Look through the listing below for the line containing "Reproduce this chart with matplotlib.". Copy it and each line after it up to and including the line containing "MKR_MHZ, MKR_DBUV = 0.4, 110.0", exactly, leaving out pictures.

Given information:
——————

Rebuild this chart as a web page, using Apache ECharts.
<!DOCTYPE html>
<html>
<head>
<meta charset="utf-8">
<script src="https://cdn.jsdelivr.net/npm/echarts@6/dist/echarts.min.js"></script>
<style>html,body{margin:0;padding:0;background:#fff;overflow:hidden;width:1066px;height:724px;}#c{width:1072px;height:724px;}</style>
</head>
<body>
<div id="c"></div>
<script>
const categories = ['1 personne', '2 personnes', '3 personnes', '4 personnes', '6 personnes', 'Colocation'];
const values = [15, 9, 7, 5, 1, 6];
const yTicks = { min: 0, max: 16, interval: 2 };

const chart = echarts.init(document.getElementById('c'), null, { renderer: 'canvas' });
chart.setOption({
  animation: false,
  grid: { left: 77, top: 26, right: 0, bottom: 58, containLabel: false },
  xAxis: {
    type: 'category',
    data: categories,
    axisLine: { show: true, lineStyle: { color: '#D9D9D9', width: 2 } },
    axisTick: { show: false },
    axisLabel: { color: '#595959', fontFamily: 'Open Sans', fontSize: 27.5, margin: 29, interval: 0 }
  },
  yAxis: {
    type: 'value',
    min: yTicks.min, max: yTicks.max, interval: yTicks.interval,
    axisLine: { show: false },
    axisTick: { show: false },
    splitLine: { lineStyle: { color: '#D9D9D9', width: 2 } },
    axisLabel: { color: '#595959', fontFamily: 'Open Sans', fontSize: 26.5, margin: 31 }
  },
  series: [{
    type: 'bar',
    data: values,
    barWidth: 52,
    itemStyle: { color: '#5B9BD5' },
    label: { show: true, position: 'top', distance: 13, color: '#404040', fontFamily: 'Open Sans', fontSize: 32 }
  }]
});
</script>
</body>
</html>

——————

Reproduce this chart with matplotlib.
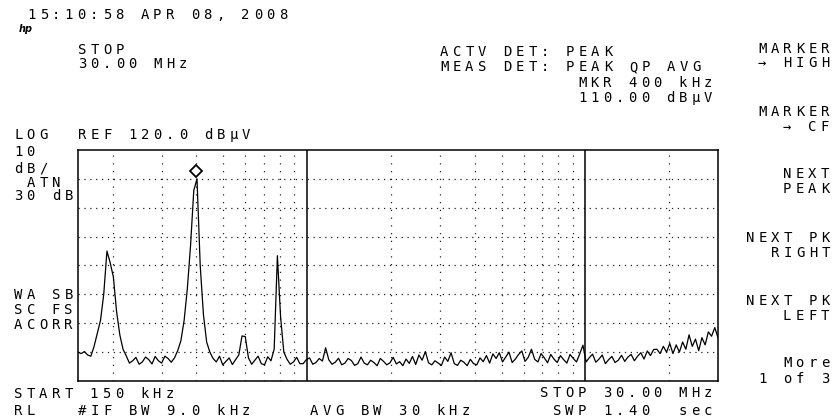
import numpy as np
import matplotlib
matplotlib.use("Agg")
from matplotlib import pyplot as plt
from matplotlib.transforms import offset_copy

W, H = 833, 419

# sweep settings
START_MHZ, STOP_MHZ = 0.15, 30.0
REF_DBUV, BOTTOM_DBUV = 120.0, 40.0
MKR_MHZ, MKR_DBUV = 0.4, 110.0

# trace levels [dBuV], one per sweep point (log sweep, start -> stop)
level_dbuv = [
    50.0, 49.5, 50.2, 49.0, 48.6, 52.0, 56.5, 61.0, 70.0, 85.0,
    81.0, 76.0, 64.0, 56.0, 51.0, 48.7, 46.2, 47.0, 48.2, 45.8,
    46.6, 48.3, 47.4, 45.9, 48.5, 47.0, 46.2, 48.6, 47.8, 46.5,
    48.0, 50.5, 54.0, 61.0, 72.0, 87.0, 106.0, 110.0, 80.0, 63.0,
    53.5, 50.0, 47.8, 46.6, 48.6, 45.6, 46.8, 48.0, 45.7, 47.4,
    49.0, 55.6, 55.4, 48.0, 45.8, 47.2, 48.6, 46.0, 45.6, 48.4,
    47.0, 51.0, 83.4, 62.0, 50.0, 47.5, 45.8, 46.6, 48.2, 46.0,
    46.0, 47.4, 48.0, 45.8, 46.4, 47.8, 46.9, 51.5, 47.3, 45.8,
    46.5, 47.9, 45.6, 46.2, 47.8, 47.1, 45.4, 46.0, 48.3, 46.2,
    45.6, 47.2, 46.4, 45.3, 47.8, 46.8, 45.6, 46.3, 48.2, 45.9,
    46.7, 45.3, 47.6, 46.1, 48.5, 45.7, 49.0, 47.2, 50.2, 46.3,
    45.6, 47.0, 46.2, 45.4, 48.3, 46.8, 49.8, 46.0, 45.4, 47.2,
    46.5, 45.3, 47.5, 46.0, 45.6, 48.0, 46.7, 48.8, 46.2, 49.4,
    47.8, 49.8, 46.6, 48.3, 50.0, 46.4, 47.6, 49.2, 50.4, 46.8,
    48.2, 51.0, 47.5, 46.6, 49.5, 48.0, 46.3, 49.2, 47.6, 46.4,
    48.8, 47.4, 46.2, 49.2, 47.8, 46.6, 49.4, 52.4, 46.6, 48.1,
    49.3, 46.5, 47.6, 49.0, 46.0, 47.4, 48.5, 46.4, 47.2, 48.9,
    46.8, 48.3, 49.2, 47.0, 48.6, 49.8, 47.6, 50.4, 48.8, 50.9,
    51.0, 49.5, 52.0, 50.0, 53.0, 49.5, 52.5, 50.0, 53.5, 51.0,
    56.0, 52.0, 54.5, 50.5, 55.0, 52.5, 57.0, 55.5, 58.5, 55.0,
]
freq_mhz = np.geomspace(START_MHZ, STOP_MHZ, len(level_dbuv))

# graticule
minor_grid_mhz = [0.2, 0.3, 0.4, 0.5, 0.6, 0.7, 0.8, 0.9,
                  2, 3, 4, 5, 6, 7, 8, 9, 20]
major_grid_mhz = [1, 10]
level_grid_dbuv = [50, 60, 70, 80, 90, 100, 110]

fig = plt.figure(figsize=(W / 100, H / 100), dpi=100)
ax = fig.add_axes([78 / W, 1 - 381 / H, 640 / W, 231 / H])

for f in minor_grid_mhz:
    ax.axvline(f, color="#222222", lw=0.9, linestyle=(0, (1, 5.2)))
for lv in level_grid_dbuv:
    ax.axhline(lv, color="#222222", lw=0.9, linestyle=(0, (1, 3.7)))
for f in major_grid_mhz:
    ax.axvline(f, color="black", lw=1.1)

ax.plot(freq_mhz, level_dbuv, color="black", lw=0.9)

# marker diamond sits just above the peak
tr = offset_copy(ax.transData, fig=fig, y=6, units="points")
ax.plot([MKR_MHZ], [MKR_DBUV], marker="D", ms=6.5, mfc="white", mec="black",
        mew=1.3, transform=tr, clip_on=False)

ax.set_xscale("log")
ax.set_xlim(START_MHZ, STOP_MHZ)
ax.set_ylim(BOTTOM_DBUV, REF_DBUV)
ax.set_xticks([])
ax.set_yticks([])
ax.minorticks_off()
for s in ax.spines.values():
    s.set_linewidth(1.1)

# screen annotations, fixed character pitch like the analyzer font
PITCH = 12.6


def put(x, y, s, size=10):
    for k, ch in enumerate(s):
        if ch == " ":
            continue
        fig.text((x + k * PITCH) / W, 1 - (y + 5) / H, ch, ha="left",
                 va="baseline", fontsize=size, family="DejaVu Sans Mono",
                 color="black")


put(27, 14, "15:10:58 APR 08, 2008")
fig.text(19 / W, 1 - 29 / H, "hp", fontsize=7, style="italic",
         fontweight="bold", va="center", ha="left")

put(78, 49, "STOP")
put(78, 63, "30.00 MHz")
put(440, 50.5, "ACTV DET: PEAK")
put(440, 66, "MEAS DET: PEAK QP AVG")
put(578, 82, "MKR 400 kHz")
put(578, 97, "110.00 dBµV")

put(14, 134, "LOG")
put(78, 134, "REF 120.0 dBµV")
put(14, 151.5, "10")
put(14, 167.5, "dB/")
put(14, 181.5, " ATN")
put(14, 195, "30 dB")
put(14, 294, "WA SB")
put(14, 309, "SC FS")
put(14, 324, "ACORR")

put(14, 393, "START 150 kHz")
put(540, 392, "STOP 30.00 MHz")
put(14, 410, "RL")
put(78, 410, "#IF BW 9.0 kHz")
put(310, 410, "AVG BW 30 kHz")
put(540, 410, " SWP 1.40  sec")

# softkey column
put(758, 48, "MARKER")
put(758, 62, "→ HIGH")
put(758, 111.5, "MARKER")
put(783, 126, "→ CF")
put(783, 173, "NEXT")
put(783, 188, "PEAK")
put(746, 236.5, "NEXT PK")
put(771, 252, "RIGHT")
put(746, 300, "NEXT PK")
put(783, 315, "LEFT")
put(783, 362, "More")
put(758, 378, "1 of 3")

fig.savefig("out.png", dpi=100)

——————

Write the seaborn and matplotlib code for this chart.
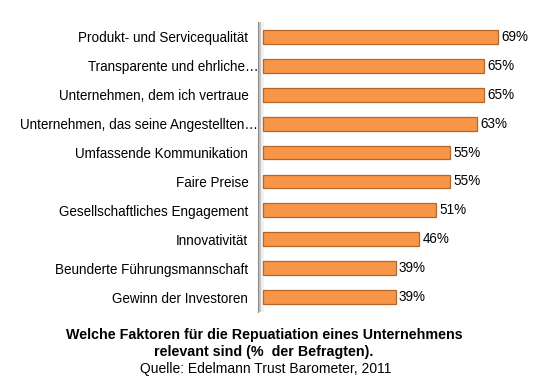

——————

Answer to this problem:
Reproduce this chart with matplotlib.
import numpy as np
import matplotlib
matplotlib.use("Agg")
from matplotlib import pyplot as plt
from matplotlib.transforms import offset_copy

W, H = 833, 419

# sweep settings
START_MHZ, STOP_MHZ = 0.15, 30.0
REF_DBUV, BOTTOM_DBUV = 120.0, 40.0
MKR_MHZ, MKR_DBUV = 0.4, 110.0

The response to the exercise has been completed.